-- Directive --
Note each line where "chart" appears, and copy it.

++++++++++

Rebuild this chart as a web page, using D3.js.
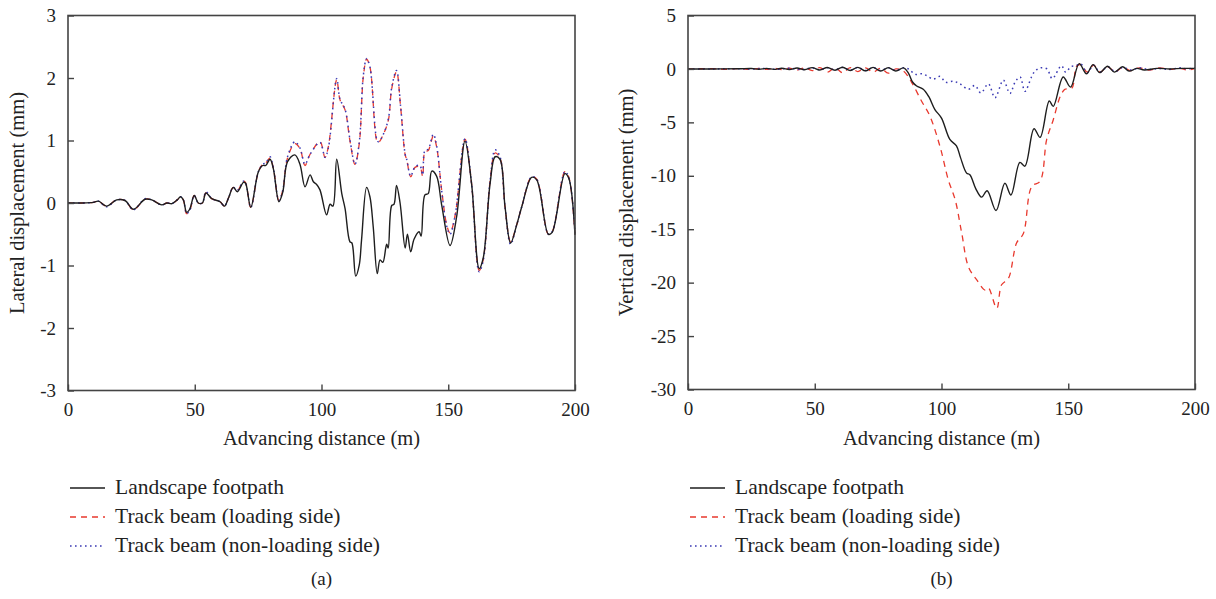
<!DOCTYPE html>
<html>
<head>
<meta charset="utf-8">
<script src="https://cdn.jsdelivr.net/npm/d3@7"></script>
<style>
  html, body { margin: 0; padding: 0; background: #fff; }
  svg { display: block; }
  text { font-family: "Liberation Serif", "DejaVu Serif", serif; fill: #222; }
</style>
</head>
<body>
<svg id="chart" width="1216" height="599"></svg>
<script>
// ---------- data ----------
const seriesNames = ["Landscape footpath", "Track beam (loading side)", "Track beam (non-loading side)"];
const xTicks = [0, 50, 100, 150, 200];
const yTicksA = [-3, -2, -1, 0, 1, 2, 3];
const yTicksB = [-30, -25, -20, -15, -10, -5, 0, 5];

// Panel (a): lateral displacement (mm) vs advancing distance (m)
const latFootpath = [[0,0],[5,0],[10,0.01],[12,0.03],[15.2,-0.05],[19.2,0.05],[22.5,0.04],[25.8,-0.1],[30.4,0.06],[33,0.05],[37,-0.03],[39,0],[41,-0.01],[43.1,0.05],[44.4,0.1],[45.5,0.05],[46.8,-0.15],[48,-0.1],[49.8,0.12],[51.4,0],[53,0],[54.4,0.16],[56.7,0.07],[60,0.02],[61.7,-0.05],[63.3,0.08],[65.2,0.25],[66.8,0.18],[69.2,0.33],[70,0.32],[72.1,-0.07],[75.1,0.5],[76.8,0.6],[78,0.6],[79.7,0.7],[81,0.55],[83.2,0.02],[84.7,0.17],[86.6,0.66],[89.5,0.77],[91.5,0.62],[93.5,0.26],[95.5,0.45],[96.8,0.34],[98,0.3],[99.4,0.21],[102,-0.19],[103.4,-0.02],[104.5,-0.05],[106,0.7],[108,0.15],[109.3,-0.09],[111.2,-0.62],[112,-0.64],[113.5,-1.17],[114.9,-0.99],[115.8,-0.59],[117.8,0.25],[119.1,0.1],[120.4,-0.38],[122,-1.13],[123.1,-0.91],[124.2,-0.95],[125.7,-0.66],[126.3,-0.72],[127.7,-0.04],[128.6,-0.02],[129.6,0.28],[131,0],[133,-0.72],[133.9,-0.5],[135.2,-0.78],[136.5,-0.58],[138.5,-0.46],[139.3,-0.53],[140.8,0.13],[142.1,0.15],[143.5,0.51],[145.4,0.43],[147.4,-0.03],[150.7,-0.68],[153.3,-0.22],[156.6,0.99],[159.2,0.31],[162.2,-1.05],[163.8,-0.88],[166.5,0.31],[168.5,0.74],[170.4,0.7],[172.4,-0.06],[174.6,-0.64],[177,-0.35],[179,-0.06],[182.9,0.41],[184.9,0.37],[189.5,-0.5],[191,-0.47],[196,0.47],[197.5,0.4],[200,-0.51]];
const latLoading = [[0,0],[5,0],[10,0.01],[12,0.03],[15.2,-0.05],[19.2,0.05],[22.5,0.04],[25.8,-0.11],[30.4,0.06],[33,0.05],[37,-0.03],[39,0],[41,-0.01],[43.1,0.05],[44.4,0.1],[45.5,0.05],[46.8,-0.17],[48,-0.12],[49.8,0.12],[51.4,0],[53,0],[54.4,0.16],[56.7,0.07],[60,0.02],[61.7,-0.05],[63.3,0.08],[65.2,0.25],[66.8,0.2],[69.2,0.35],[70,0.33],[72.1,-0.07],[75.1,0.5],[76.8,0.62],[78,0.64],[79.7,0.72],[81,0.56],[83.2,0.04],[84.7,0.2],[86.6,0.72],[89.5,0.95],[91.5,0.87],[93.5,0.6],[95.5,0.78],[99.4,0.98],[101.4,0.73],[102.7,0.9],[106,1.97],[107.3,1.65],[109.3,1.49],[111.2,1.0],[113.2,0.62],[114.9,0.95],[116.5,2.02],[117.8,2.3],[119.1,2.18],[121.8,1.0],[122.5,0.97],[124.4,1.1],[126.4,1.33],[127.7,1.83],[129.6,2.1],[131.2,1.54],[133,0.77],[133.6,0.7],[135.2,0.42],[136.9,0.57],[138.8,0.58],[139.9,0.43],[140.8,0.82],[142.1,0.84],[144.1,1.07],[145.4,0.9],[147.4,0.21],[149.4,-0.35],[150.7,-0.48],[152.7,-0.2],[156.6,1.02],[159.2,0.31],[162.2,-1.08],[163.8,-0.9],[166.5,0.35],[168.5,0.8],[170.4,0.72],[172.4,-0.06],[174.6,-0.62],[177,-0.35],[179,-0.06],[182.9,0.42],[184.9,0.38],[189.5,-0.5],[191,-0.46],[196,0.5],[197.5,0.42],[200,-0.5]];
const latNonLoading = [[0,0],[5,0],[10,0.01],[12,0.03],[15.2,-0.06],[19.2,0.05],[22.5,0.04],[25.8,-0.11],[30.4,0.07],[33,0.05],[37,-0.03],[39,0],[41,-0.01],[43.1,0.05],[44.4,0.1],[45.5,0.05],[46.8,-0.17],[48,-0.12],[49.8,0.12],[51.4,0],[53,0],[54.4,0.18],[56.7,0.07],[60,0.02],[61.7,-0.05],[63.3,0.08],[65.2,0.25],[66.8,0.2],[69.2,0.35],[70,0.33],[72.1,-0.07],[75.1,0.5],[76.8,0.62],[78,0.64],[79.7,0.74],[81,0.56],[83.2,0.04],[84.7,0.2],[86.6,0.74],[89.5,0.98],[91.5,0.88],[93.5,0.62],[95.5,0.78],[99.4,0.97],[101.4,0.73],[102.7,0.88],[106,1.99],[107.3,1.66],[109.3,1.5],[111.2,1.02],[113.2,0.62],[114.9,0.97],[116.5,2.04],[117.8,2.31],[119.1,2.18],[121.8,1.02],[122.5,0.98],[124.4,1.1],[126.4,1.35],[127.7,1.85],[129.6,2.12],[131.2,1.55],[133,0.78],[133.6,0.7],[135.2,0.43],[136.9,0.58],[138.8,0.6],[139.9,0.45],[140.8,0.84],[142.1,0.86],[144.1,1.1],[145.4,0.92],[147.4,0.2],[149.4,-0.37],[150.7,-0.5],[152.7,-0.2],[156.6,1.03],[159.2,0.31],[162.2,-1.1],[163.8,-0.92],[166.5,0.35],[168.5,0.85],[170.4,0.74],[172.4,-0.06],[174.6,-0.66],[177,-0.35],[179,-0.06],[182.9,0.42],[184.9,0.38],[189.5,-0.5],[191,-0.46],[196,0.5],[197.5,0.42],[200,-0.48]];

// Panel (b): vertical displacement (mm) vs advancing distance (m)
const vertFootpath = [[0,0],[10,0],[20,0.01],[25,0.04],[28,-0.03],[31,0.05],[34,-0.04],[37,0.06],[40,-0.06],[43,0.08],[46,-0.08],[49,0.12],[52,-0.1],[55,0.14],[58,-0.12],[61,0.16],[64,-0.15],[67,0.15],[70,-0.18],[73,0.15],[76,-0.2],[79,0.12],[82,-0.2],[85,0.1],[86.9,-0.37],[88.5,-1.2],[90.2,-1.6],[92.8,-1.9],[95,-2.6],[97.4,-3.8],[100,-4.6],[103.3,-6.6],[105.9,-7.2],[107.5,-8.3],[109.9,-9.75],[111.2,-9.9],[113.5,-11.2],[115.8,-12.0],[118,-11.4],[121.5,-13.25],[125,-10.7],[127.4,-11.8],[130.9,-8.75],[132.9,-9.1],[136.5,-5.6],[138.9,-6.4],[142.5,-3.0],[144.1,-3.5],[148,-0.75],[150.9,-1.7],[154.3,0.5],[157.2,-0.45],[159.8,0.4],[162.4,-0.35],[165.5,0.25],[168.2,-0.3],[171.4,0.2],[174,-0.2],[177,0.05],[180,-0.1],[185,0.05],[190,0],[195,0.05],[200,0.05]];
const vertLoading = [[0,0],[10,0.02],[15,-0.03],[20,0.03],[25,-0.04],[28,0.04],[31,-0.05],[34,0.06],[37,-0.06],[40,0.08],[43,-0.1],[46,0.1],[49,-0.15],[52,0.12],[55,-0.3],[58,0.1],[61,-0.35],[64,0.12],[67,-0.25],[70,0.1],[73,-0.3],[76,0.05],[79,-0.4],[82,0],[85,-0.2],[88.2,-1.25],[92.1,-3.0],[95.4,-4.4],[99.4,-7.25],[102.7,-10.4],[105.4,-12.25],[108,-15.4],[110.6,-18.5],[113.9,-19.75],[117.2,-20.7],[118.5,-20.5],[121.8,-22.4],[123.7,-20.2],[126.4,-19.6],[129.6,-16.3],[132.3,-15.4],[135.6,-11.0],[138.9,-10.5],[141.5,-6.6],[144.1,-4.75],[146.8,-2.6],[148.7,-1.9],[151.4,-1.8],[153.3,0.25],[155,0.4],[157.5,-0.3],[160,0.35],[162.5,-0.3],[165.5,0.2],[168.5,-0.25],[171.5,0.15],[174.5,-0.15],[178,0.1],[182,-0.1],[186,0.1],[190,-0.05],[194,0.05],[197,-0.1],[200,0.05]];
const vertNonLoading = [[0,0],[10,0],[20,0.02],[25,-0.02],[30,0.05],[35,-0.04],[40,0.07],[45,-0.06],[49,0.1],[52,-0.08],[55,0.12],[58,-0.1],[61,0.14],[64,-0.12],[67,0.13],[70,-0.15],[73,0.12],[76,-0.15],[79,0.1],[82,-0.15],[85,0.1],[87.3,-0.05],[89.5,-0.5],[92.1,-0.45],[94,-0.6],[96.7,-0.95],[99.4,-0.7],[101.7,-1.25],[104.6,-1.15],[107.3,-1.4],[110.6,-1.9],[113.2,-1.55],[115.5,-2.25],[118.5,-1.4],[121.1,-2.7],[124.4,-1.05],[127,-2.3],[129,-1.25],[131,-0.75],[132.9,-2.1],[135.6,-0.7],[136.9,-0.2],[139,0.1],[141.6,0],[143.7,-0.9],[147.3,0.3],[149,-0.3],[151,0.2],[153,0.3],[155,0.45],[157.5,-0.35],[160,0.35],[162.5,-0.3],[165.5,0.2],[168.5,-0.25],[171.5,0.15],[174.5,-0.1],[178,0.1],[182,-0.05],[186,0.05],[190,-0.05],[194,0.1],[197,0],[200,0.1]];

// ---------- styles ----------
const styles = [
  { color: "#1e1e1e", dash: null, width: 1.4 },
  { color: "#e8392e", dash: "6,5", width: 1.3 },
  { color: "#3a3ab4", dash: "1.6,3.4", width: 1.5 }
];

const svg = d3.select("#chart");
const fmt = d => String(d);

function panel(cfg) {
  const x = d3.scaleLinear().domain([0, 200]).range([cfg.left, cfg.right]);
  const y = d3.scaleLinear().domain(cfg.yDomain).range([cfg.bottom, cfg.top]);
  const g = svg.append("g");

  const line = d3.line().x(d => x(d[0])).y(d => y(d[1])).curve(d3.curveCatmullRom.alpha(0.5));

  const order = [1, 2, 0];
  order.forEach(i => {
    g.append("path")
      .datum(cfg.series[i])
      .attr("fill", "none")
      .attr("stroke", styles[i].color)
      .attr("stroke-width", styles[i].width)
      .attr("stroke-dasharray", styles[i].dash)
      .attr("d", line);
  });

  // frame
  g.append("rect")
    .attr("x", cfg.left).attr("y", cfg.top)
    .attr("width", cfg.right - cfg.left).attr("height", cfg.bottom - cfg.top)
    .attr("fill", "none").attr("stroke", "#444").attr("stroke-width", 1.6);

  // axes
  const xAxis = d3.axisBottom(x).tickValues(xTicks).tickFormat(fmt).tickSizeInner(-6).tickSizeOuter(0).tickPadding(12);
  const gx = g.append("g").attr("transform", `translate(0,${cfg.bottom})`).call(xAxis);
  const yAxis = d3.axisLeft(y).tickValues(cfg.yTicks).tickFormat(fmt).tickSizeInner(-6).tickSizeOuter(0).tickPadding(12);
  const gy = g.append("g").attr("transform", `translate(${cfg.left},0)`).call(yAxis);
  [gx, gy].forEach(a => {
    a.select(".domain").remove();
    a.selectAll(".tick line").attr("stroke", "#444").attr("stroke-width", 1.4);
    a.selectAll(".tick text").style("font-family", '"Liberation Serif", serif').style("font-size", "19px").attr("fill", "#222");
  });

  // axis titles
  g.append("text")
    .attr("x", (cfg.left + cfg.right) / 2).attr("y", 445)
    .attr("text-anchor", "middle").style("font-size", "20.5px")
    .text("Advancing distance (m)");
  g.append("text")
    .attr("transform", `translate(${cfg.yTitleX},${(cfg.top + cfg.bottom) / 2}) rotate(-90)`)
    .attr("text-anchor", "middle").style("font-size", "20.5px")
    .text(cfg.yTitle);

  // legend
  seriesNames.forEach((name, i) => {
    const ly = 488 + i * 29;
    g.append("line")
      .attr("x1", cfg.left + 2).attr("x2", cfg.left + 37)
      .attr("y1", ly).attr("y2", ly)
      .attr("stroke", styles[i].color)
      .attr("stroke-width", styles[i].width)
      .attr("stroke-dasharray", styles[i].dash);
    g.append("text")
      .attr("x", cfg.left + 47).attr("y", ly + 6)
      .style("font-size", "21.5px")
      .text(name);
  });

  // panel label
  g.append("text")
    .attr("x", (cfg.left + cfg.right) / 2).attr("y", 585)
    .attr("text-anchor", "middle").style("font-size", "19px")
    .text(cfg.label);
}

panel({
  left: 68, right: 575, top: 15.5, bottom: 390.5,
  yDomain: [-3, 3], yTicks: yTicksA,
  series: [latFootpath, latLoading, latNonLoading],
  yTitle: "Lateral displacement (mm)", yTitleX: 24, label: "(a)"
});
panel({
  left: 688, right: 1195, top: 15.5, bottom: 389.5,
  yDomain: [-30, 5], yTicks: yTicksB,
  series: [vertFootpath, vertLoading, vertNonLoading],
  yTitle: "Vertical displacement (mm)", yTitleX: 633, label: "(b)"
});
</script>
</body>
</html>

++++++++++

-- Exercise answer --
Rebuild this chart as a web page, using D3.js.
<svg id="chart" width="1216" height="599"></svg>
const svg = d3.select("#chart");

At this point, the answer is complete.